Personal life
- Born: Muhsin ad-Din Ahmad 1819 Madaripur, Bengal Presidency, Company rule in India
- Died: 1862 (aged 42–43) Dacca, Bengal Presidency, British India
- Known for: Faraizi Movement, Indian Rebellion of 1857

Religious life
- Religion: Islam
- Denomination: Sunni
- Jurisprudence: Hanafi
- Tariqa: Qadiri
- Movement: Faraizi

= Dudu Miyan =

Bengali Muslim leader (1819–1862)

Muḥsin ad-Dīn Aḥmad (1819–1862), better known by his nickname Dudu Miyān, was a leader of the Faraizi Movement in Bengal. He played an active role in the Indian Rebellion of 1857.

==Early life==
Ahmad was born in 1819, to a Bengali Muslim family of Taluqdars in Mulfatganj, Madaripur. His father, Haji Shariatullah, was the founder of the Faraizi Movement. After initial paternal education, Ahmad was sent to Mecca in Arabia at the age of twelve for further studies. Although he never achieved the levels of scholarship attained by his father, he quickly proved himself to be a powerful leader of the peasant movements against colonial indigo planters and wealthy landlords.

==Movement==
After the death of Shariatullah, Miyan led the movement to a more radical, agrarian character and was able to create an effective organizational structure. In his view land belonged to those who worked it. He established his own administrative system, and appointed a khalifa (leader) for each village. His policy was to create a state within the British-ruled state. He organised the oppressed peasantry against the oppressive landlords. In 1838, Miyan called upon his followers not to pay revenue to zamindars. Indigo Kuthis, were frequently attacked and ransacked by raiyats. In retaliation, the landlords and indigo planters tried to contain Miyan by instituting cases against him.

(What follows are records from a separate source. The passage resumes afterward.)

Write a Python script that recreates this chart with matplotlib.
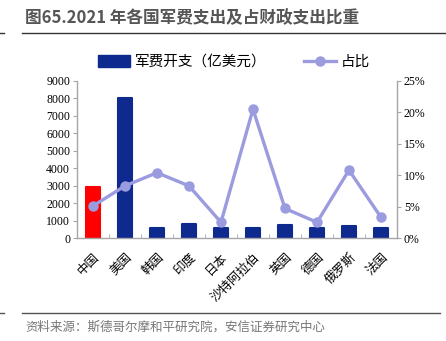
import numpy as np
import matplotlib.pyplot as plt
from matplotlib.lines import Line2D
from matplotlib.patches import Patch
from matplotlib.ticker import PercentFormatter, MultipleLocator, FixedLocator

plt.rcParams["font.family"] = ["Noto Sans CJK SC", "DejaVu Sans"]

countries = ["中国", "美国", "韩国", "印度", "日本", "沙特阿拉伯", "英国", "德国", "俄罗斯", "法国"]
spending = [2930, 8010, 560, 790, 590, 590, 720, 590, 700, 600]
share = [5.1, 8.3, 10.4, 8.3, 2.5, 20.5, 4.7, 2.5, 10.8, 3.3]

navy = "#0F2A8E"
red = "#FF0000"
lav = "#9B9BE0"
grey_spine = "#A6A6A6"

fig = plt.figure(figsize=(4.46, 3.41), dpi=100)
ax = fig.add_axes([0.1726, 0.302, 0.7175, 0.4605])
ax2 = ax.twinx()

x = np.arange(len(countries))
colors = [red] + [navy] * (len(countries) - 1)
bars = ax.bar(x, spending, width=0.46, color=colors, edgecolor=colors, linewidth=1.5, zorder=2)
for b in bars:
    b.set_joinstyle("round")

ax2.plot(x, np.array(share) / 100, color=lav, lw=2.4, marker="o", ms=6.5, zorder=3)

ax.set_xlim(-0.5, len(countries) - 0.5)
ax.set_ylim(0, 9000)
ax.yaxis.set_major_locator(MultipleLocator(1000))
ax2.set_ylim(0, 0.25)
ax2.yaxis.set_major_locator(MultipleLocator(0.05))
ax2.yaxis.set_major_formatter(PercentFormatter(1.0, decimals=0))

for a in (ax, ax2):
    a.spines["top"].set_visible(False)
    for s in ("left", "right", "bottom"):
        a.spines[s].set_color(grey_spine)
        a.spines[s].set_linewidth(1.0)
ax.spines["right"].set_visible(False)
ax2.spines["left"].set_visible(False)
ax2.spines["bottom"].set_visible(False)

ax.set_xticks(x)
ax.set_xticklabels(countries, rotation=45, ha="right", rotation_mode="anchor", fontsize=9)
ax.tick_params(axis="x", length=0, pad=9)
ax.xaxis.set_minor_locator(FixedLocator(np.arange(0.5, len(countries) - 0.5)))
ax.tick_params(axis="x", which="minor", direction="in", length=3, color=grey_spine)
ax.tick_params(axis="y", length=3, color=grey_spine, pad=2)
ax2.tick_params(axis="y", length=3, color=grey_spine, pad=2)
for lbl in ax.get_yticklabels() + ax2.get_yticklabels():
    lbl.set_family("Liberation Serif")
    lbl.set_fontsize(8.5)

handles = [
    Patch(facecolor=navy, edgecolor=navy),
    Line2D([], [], color=lav, lw=2.4, marker="o", ms=6.5),
]
fig.legend(handles, ["军费开支（亿美元）", "占比"], loc="center", bbox_to_anchor=(0.525, 0.818),
           ncol=2, frameon=False, fontsize=10.5, handlelength=2.2, handleheight=0.8,
           columnspacing=2.6, handletextpad=0.3)

# header and footer rules
fig.add_artist(Line2D([22 / 446, 1], [1 - 33 / 341] * 2, color="#333333", lw=1.0))
fig.add_artist(Line2D([0, 4 / 446], [1 - 33 / 341] * 2, color="#333333", lw=1.0))
fig.add_artist(Line2D([22 / 446, 440 / 446], [1 - 313 / 341] * 2, color="#555555", lw=1.0))
fig.add_artist(Line2D([0, 4 / 446], [1 - 313 / 341] * 2, color="#555555", lw=1.0))

fig.text(25 / 446, 1 - 18 / 341, "图65.2021 年各国军费支出及占财政支出比重", fontsize=12,
         color="#555555", weight="bold", va="center", ha="left")
fig.text(25 / 446, 1 - 327 / 341, "资料来源：斯德哥尔摩和平研究院，安信证券研究中心", fontsize=9,
         color="#777777", style="italic", va="center", ha="left")

fig.savefig("out.png", dpi=100)
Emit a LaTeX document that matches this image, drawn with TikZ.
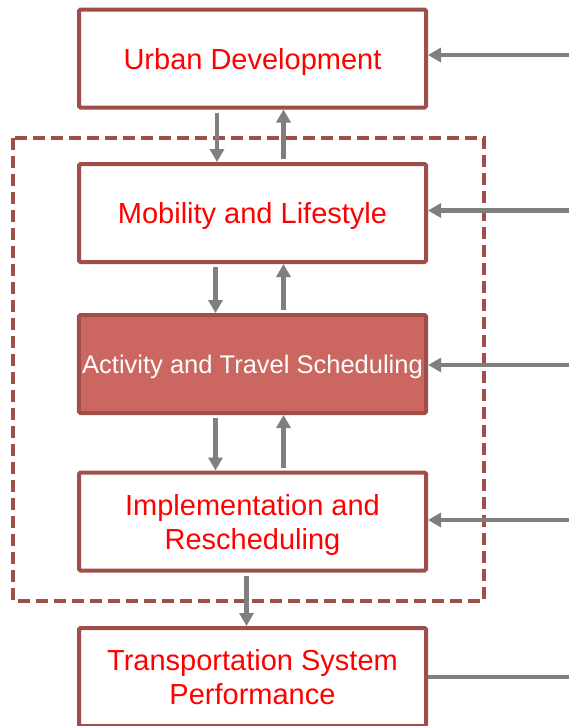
\documentclass[tikz,border=0pt]{standalone}
\usepackage{fontspec}
\setmainfont{Liberation Sans}
\usepackage{xcolor}
\usetikzlibrary{arrows.meta}

\definecolor{boxred}{RGB}{160,78,73}
\definecolor{boxfill}{RGB}{204,102,96}
\definecolor{arrgray}{RGB}{127,127,127}

\begin{document}
\begin{tikzpicture}[x=1pt, y=-1pt, box/.style={rectangle, draw=boxred, line width=4pt, rounded corners=1.5pt, minimum width=347pt, minimum height=98pt, text=red, align=center, text depth=0pt, font=\fontsize{29}{34}\selectfont}, hot/.style={box, fill=boxfill, text=white, font=\fontsize{25.5}{30}\selectfont}, arr/.style={draw=arrgray, line width=4.5pt, -{Triangle[length=13pt,width=14pt]}}, dashbox/.style={draw=boxred, line width=3.5pt, dash pattern=on 12pt off 6pt}]
\useasboundingbox (0,0) rectangle (569,726);
\draw [dashbox] (13,138) rectangle (484,601);
\node[box] (1) at (252.5,58.5) {Urban Development};
\node[box] (2) at (252.5,213) {Mobility and Lifestyle};
\node[hot] (3) at (252.5,364) {Activity and Travel Scheduling};
\node[box] (4) at (252.5,521.5) {Implementation and\\Rescheduling};
\node[box] (5) at (252.5,677) {Transportation System\\Performance};
\coordinate (e1) at (569,55);
\coordinate (e2) at (569,210.5);
\coordinate (e3) at (569,365);
\coordinate (e4) at (569,520);
\coordinate (e5) at (569,677);
% inputs from the right
\draw [arr] (e1) -- (e1 -| 1.east);
\draw [arr] (e2) -- (e2 -| 2.east);
\draw [arr] (e3) -- (e3 -| 3.east);
\draw [arr] (e4) -- (e4 -| 4.east);
\draw [draw=arrgray, line width=4.5pt] (5.east |- e5) -- (e5);
% links between levels
\draw [arr, shorten <=3pt] ([xshift=-35.5pt]1.south) -- ([xshift=-35.5pt]2.north);
\draw [arr, shorten <=3pt] ([xshift=31pt]2.north) -- ([xshift=31pt]1.south);
\draw [arr, shorten <=3pt] ([xshift=-37pt]2.south) -- ([xshift=-37pt]3.north);
\draw [arr, shorten <=3pt] ([xshift=31pt]3.north) -- ([xshift=31pt]2.south);
\draw [arr, shorten <=3pt] ([xshift=-37pt]3.south) -- ([xshift=-37pt]4.north);
\draw [arr, shorten <=3pt] ([xshift=31pt]4.north) -- ([xshift=31pt]3.south);
\draw [arr, shorten <=3pt] ([xshift=-6pt]4.south) -- ([xshift=-6pt]5.north);
\end{tikzpicture}
\end{document}
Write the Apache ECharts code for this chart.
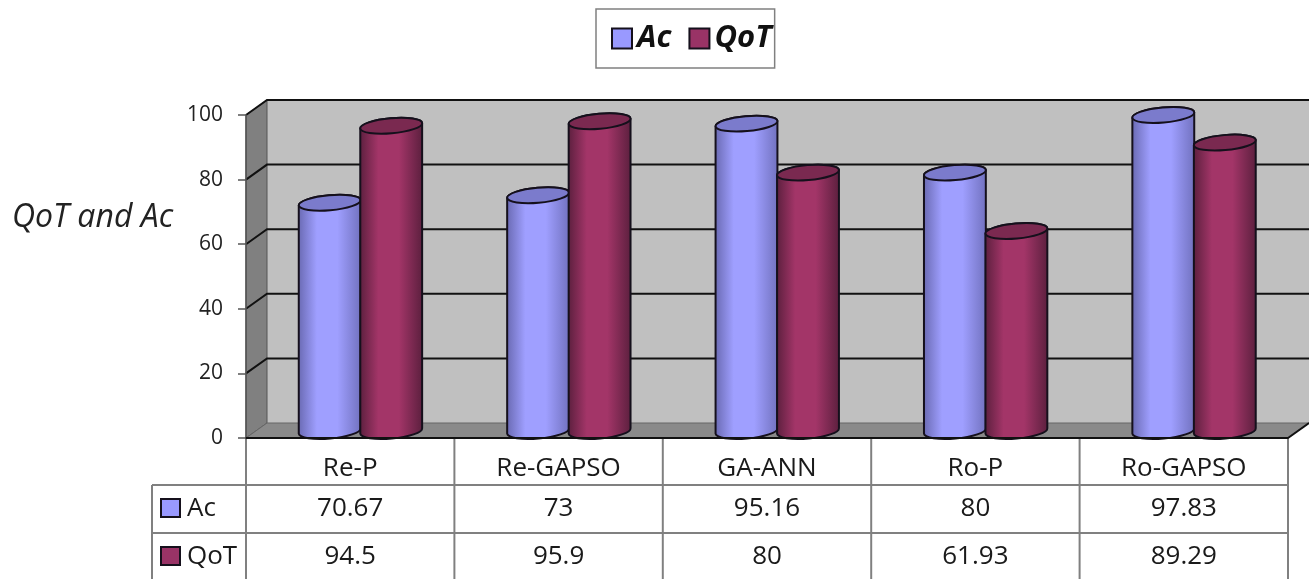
<!DOCTYPE html>
<html>
<head>
<meta charset="utf-8">
<style>html,body{margin:0;padding:0;background:#fff}#chart{width:1309px;height:579px}</style>
<script src="https://cdn.jsdelivr.net/npm/echarts@6/dist/echarts.min.js"></script>
</head>
<body>
<div id="chart"></div>
<script>
const categories = ['Re-P', 'Re-GAPSO', 'GA-ANN', 'Ro-P', 'Ro-GAPSO'];
const acValues = [70.67, 73, 95.16, 80, 97.83];
const qotValues = [94.5, 95.9, 80, 61.93, 89.29];
const yTicks = [0, 20, 40, 60, 80, 100];

const FONT = '"Open Sans", sans-serif';
const DEPTH_X = 21, DEPTH_Y = 15;      // offset of the back wall from the axis plane
const RY = 7.5, TILT = -5;             // cylinder cap ellipse

const chart = echarts.init(document.getElementById('chart'), null, { renderer: 'canvas' });

function hGradient(edgeL, mid, edgeR) {
  return new echarts.graphic.LinearGradient(0, 0, 1, 0, [
    { offset: 0, color: edgeL }, { offset: 0.3, color: mid },
    { offset: 0.62, color: mid }, { offset: 1, color: edgeR }
  ]);
}

// Side walls, floor and the grid lines that run across them
function renderRoom(params, api) {
  if (params.dataIndex !== 0) return;
  const c = params.coordSys;
  const x0 = c.x, x1 = c.x + c.width, yTop = c.y, yBase = c.y + c.height;
  const bx0 = x0 + DEPTH_X, bx1 = x1 + DEPTH_X;
  const children = [
    { type: 'polygon', shape: { points: [[bx0, yTop - DEPTH_Y], [bx1, yTop - DEPTH_Y], [bx1, yBase - DEPTH_Y], [bx0, yBase - DEPTH_Y]] },
      style: { fill: '#c0c0c0' } },
    { type: 'polygon', shape: { points: [[x0, yTop], [bx0, yTop - DEPTH_Y], [bx0, yBase - DEPTH_Y], [x0, yBase]] },
      style: { fill: '#808080', stroke: '#555', lineWidth: 1 } },
    { type: 'polygon', shape: { points: [[x0, yBase], [bx0, yBase - DEPTH_Y], [bx1, yBase - DEPTH_Y], [x1, yBase]] },
      style: { fill: '#8a8a8a', stroke: '#666', lineWidth: 1 } }
  ];
  yTicks.slice(1).forEach(v => {
    const y = api.coord([0, v])[1];
    children.push({ type: 'polyline',
      shape: { points: [[x0, y], [bx0, y - DEPTH_Y], [bx1, y - DEPTH_Y]] },
      style: { fill: null, stroke: '#111', lineWidth: 2 } });
  });
  children.push({ type: 'line', shape: { x1: x1, y1: yBase, x2: bx1, y2: yBase - DEPTH_Y },
    style: { stroke: '#111', lineWidth: 2 } });
  return { type: 'group', children };
}

function cylinderRenderer(side, body, capFill) {
  return function (params, api) {
    const cat = api.value(0);
    const band = api.size([1, 0])[0];
    const rx = band * 0.149;
    const base = api.coord([cat, 0]);
    const top = api.coord([cat, api.value(1)]);
    const cx = base[0] + DEPTH_X / 2 + (side < 0 ? -31 : 30.5) * band / 208.4;
    const by = base[1] - DEPTH_Y / 2 + 0.5;
    const ty = top[1] - DEPTH_Y / 2 + 0.5;
    const rad = TILT * Math.PI / 180;
    const dx = rx * Math.cos(rad), dy = rx * Math.sin(rad);
    const arc = `A ${rx} ${RY} ${TILT} 0 0`;
    const bodyPath = `M ${cx - dx} ${ty - dy} L ${cx - dx} ${by - dy} ${arc} ${cx + dx} ${by + dy} ` +
      `L ${cx + dx} ${ty + dy} ${arc} ${cx - dx} ${ty - dy} Z`;
    const capPath = `M ${cx - dx} ${ty - dy} ${arc} ${cx + dx} ${ty + dy} ${arc} ${cx - dx} ${ty - dy} Z`;
    return { type: 'group', children: [
      { type: 'path', shape: { pathData: bodyPath }, style: { fill: body, stroke: '#15101c', lineWidth: 2 } },
      { type: 'path', shape: { pathData: capPath }, style: { fill: capFill, stroke: '#15101c', lineWidth: 2 } }
    ] };
  };
}

// Data table under the plot; column positions follow the category axis
function renderTable(params, api) {
  if (params.dataIndex !== 0) return;
  const c = params.coordSys;
  const x0 = c.x, x1 = c.x + c.width, yBase = c.y + c.height;
  const labelX = x0 - 94;
  const rowA = yBase + 47, rowB = yBase + 95, end = 579;
  const stroke = { stroke: '#808080', lineWidth: 2 };
  const line = (a, b, d, e) => ({ type: 'line', shape: { x1: a, y1: b, x2: d, y2: e }, style: stroke });
  const children = [
    line(labelX, rowA, x1, rowA), line(labelX, rowB, x1, rowB),
    line(labelX, rowA, labelX, end), line(x1, yBase, x1, end)
  ];
  const band = c.width / categories.length;
  for (let i = 0; i < categories.length; i++) children.push(line(x0 + band * i, yBase, x0 + band * i, end));
  const text = (s, x, y, align) => ({ type: 'text', style: {
    text: s, x, y, align, verticalAlign: 'middle', fill: '#1a1a1a', font: '26px ' + FONT } });
  const swatch = (y, fill) => ({ type: 'rect', shape: { x: labelX + 9, y: y - 9, width: 19, height: 18 },
    style: { fill, stroke: '#15101c', lineWidth: 2 } });
  children.push(swatch(rowA + 23, '#9999ff'), text('Ac', labelX + 35, rowA + 24, 'left'));
  children.push(swatch(rowB + 23, '#993366'), text('QoT', labelX + 35, rowB + 24, 'left'));
  categories.forEach((name, i) => {
    const x = api.coord([i, 0])[0];
    children.push(text(String(acValues[i]), x, rowA + 24, 'center'));
    children.push(text(String(qotValues[i]), x, rowB + 24, 'center'));
  });
  return { type: 'group', children };
}

chart.setOption({
  animation: false,
  backgroundColor: '#fff',
  title: {
    text: 'QoT and Ac', left: 12, top: 202, padding: 0,
    textStyle: { fontFamily: FONT, fontStyle: 'italic', fontWeight: 'normal', fontSize: 32, color: '#222' }
  },
  legend: {
    left: 596, top: 9, padding: [13, 3, 13, 15], itemGap: 17, itemWidth: 20, itemHeight: 20,
    borderColor: '#808080', borderWidth: 1.5, backgroundColor: '#fff',
    textStyle: { fontFamily: FONT, fontStyle: 'italic', fontWeight: 'bold', fontSize: 31, color: '#111', lineHeight: 33 },
    data: [
      { name: 'Ac', icon: 'rect', itemStyle: { color: '#9999ff', borderColor: '#15101c', borderWidth: 2 } },
      { name: 'QoT', icon: 'rect', itemStyle: { color: '#993366', borderColor: '#15101c', borderWidth: 2 } }
    ]
  },
  grid: { left: 246, right: 21, top: 115, bottom: 141 },
  xAxis: {
    type: 'category', data: categories, boundaryGap: true,
    axisTick: { show: false },
    axisLine: { lineStyle: { color: '#111', width: 2 } },
    axisLabel: { fontFamily: FONT, fontSize: 26, color: '#1a1a1a', margin: 18, interval: 0 },
    z: 5
  },
  yAxis: {
    type: 'value', min: 0, max: 100, interval: 20,
    splitLine: { show: false },
    axisLine: { show: true, lineStyle: { color: '#555', width: 1.5 } },
    axisTick: { show: true, length: 8, lineStyle: { color: '#555', width: 1.5 } },
    axisLabel: { fontFamily: FONT, fontSize: 21, color: '#222', margin: 23, padding: [3, 0, 0, 0] },
    z: 5
  },
  series: [
    { type: 'custom', name: 'room', silent: true, z: 1, renderItem: renderRoom, data: [[0, 0]], encode: { x: 0, y: 1 } },
    { type: 'custom', name: 'Ac', z: 2, itemStyle: { color: '#9999ff' },
      renderItem: cylinderRenderer(-1, hGradient('#6868b0', '#9f9fff', '#7070bd'), '#7b7bcc'),
      data: acValues.map((v, i) => [i, v]), encode: { x: 0, y: 1 } },
    { type: 'custom', name: 'QoT', z: 3, itemStyle: { color: '#993366' },
      renderItem: cylinderRenderer(1, hGradient('#5a1f3d', '#a33568', '#5a1f3d'), '#7a2950'),
      data: qotValues.map((v, i) => [i, v]), encode: { x: 0, y: 1 } },
    { type: 'custom', name: 'table', silent: true, z: 4, renderItem: renderTable, data: [[0, 0]], encode: { x: 0, y: 1 } }
  ]
});
</script>
</body>
</html>
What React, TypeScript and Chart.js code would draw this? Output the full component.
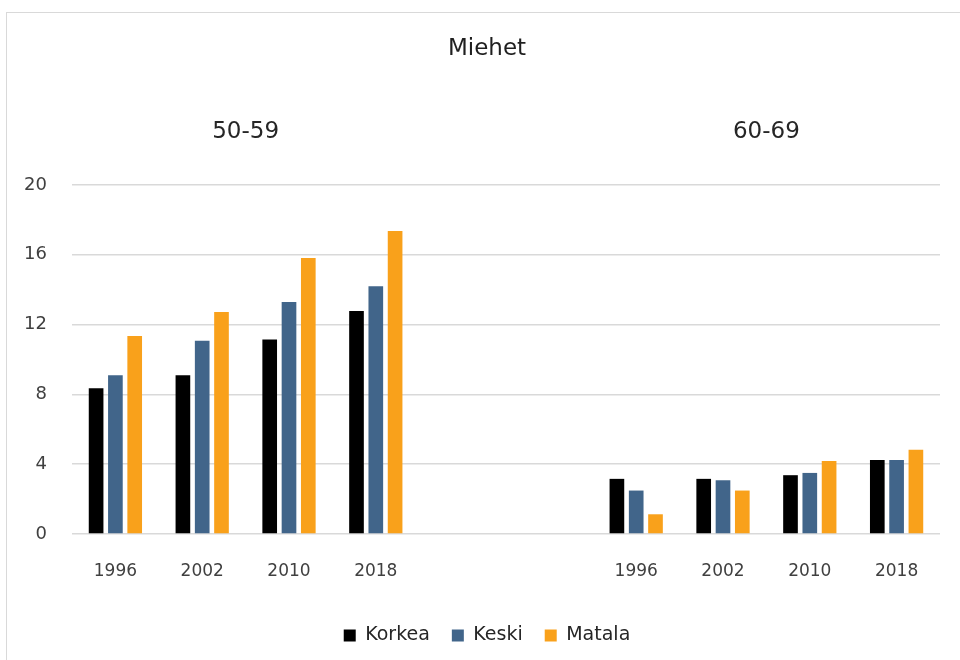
import React, { useEffect, useRef } from "react";
import { Chart, registerables } from "chart.js";

Chart.register(...registerables);

const categories = ["1996", "2002", "2010", "2018", "", "", "1996", "2002", "2010", "2018"];
const korkea = [8.35, 9.1, 11.15, 12.78, null, null, 3.16, 3.16, 3.37, 4.24];
const keski = [9.1, 11.07, 13.3, 14.2, null, null, 2.49, 3.08, 3.5, 4.24];
const matala = [11.34, 12.72, 15.82, 17.36, null, null, 1.13, 2.49, 4.18, 4.83];
const seriesNames = ["Korkea", "Keski", "Matala"];
const groupLabels = ["50-59", "60-69"];
const groupStart = [0, 6];
const groupEnd = [3, 9];
const titleText = "Miehet";

const FONT = "'DejaVu Sans', 'Noto Sans', sans-serif";

const groupLabelPlugin = {
  id: "groupLabels",
  beforeDraw(chart: any) {
    const ctx = chart.ctx;
    ctx.save();
    ctx.fillStyle = "#ffffff";
    ctx.fillRect(0, 0, chart.width, chart.height);
    ctx.strokeStyle = "#d9d9d9";
    ctx.lineWidth = 1;
    ctx.strokeRect(6.5, 12.5, chart.width + 20, chart.height + 20);
    ctx.restore();
  },
  afterDraw(chart: any) {
    const ctx = chart.ctx;
    const x = chart.scales.x;
    const top = chart.chartArea.top;
    ctx.save();
    ctx.font = `23px ${FONT}`;
    ctx.fillStyle = "#262626";
    ctx.textAlign = "center";
    ctx.textBaseline = "middle";
    groupLabels.forEach((lbl, i) => {
      const cx = (x.getPixelForValue(groupStart[i]) + x.getPixelForValue(groupEnd[i])) / 2;
      ctx.fillText(lbl, cx, top - 53);
    });
    ctx.restore();
  },
};

export default function App() {
  const ref = useRef<HTMLCanvasElement | null>(null);
  useEffect(() => {
    document.body.style.margin = "0";
    if (!ref.current) return;
    const chart = new Chart(ref.current, {
      type: "bar",
      data: {
        labels: categories,
        datasets: [
          { label: seriesNames[0], data: korkea, backgroundColor: "#000000", yAxisID: "y" },
          { label: seriesNames[1], data: keski, backgroundColor: "#41658a", yAxisID: "y" },
          { label: seriesNames[2], data: matala, backgroundColor: "#f9a11b", yAxisID: "y" },
        ],
      },
      options: {
        responsive: false,
        devicePixelRatio: 1,
        animation: false,
        layout: { padding: { left: 14, right: 0, top: 0, bottom: 5 } },
        datasets: { bar: { categoryPercentage: 0.667, barPercentage: 0.76 } },
        plugins: {
          title: {
            display: true,
            text: titleText,
            color: "#1f1f1f",
            font: { family: FONT, size: 23, weight: "normal" },
            padding: { top: 35, bottom: 122.4 },
          },
          legend: {
            position: "bottom",
            maxHeight: 52,
            labels: {
              boxWidth: 12,
              boxHeight: 12,
              padding: 22,
              color: "#262626",
              font: { family: FONT, size: 19 },
            },
          },
          tooltip: { enabled: false },
        },
        scales: {
          x: {
            grid: { display: false, drawTicks: false },
            border: { display: false },
            ticks: { color: "#404040", font: { family: FONT, size: 17 }, padding: 27, maxRotation: 0, autoSkip: false },
            afterFit: (s: any) => { s.height = 70; },
          },
          y: {
            min: 0,
            max: 20,
            ticks: { stepSize: 4, color: "#404040", font: { family: FONT, size: 18 }, padding: 25 },
            grid: { color: "#d9d9d9", lineWidth: 1.5, drawTicks: false },
            border: { display: false },
            afterFit: (s: any) => { s.width = 58; },
          },
          y2: {
            position: "right",
            display: true,
            min: 0,
            max: 20,
            ticks: { display: false },
            grid: { display: false, drawTicks: false },
            border: { display: false },
            afterFit: (s: any) => { s.width = 20; },
          },
        },
      },
      plugins: [groupLabelPlugin],
    } as any);
    return () => chart.destroy();
  }, []);
  return (
    <div style={{ width: 960, height: 660 }}>
      <canvas ref={ref} width={960} height={660} style={{ display: "block" }} />
    </div>
  );
}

In 1838, 1844, 1847 he was arrested several times but released because he became so popular irrespective of religion with the peasantry that in those cases, courts seldom found a witness against him.

==Death==
At the time of the Indian Rebellion of 1857, the British government arrested him as precaution and kept him in the Alipore Jail, Kolkata. He was released in 1859 and rearrested and finally freed in 1860. In 1862, Miyan died in Dacca aged 42–43 years.